According to a global survey by Standard & Poor’s Financial Services LLC (S&P) less than 25 per cent of adults are financially literate in South Asian countries. India is home to 17.5 per cent of the world’s population, but a whopping 76 per cent of its adult population does not understand even the basic concepts of finance.
On account of lack of proper awareness and failure of institutions to properly guide them, people buy insurance policies without planning and give up midway because they don’t have money to pay the premium. They end up losing heavily due to harsh penalties.
Financial literacy programmes should avoid the one-size-fits-all approach and must target different segments differentially. Moreover programmes focused on just imparting knowledge will never yield the desired results unless backed by a suitable product and its usage support. Cognitive constraints rather than lack of attention are a key barrier to improving financial knowledge. Areas in which a service provider was involved in the programmes observed a better understanding and product usage, as claimed by a recent UNDP report on financial literacy programmes in India. It gave consumers a better handle on some of the financial intricacies and enhanced their prospects for a stronger financial foundation. These hands on interventions significantly improve basic awareness of financial choices and attitudes toward financial decisions.
Using a model that involves experiential learning and product usage has a greater chance of being successful. This can evidently be seen in one model, where a bank undertook a project to deliver financial education training to young women in rural communities. This was accomplished by a cascade training model where core trainers trained peer educators, who in turn trained community members.
Financial services can be fully utilised if the low-income people get the products well suited to their needs along with appropriate training and education for adapting to these financial services. Attention must be paid to human and institutional issues, such as quality of access, affordability of products, familiarity and comfort in use, sustainability for the provider of these services, proper training and outreach to the most excluded populations to achieve efficiency. Financial knowledge is particularly important in times where increasingly complex financial products are easily available to a wide range of the population. To keep abreast even those who are financially literate need to brush up on financial skills.
A significant headway is being made to address the concerns through innovative and creative ways. Some banks use a decision tree to help customers open the saving accounts that match their needs. The process of going through the decision tree in itself leads to understanding of improved product features by customers.
Similarly, in one model, a bank undertook a project to deliver financial education training to young women in rural communities through a cascade training model where core trainers trained peer educators, who in turn trained community members. These examples provide evidence that using a model that involves experiential learning and use of products has greater chances of success.

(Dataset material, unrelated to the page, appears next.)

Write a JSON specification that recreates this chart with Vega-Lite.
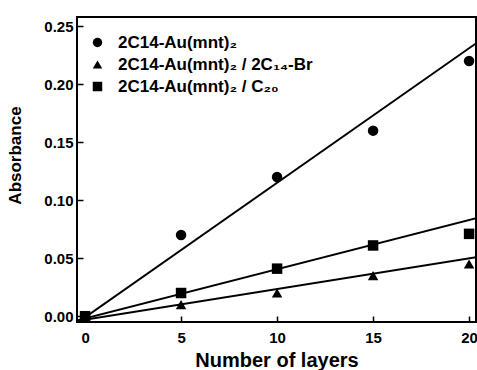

The father of behavioural economics Richard Thaler has generated enthusiasm about his nudge theory when he won the Nobel Prize earlier this month. Unlike normal economic theories that assume that all participants can take rational decisions, behavioural economics says that as mere human beings, we are prone to irrational actions and therefore, need to be “nudged” in the right direction. The same is true with finance. To use financial services to their full potential, the low income people need products well suited to their needs and appropriate training and education for adapting to these financial services.
Three years ago, India launched a steroidal savings account revolution, the Jeevan Dhan Yojana. The nationwide campaign yielded stellar results and boosted financial literacy and consumer protection and opened the door to greater financial inclusion and economic empowerment. It has inspired efforts to improve financial know-how around the world.
Even poor people who have a bank account are more likely to be financially literate than poor people without a bank account, there is a direct correlation between financial knowledge and financial services. While higher financial literacy leads to broader financial inclusion, operating an account or using credit may also deepen consumers’ financial skills.
But we have to go beyond mere physical account if we want to catalyse financial inclusion into broader economic and social growth. We need access to design and develop basket of financial services. A one-time incentive for opening the account is not enough to ensure that they continue to save and use the account.
The issue is lot more nuanced than what we see today. Nuances change from society to society and consumer segment to consumer segment. Consumers will be drawn into the formal financial sector and will embrace the new opportunities if they find that by changing their behaviour and exerting efforts to get into the new world certain specific pains will disappear. Every client is unique and women, in particular, may prefer more focus on savings rather than credit. In traditional societies too, no matter how oppressed women are or the level of their literacy, they are often the stewards of family savings.
We have thus to address real pains, not just offer benefits.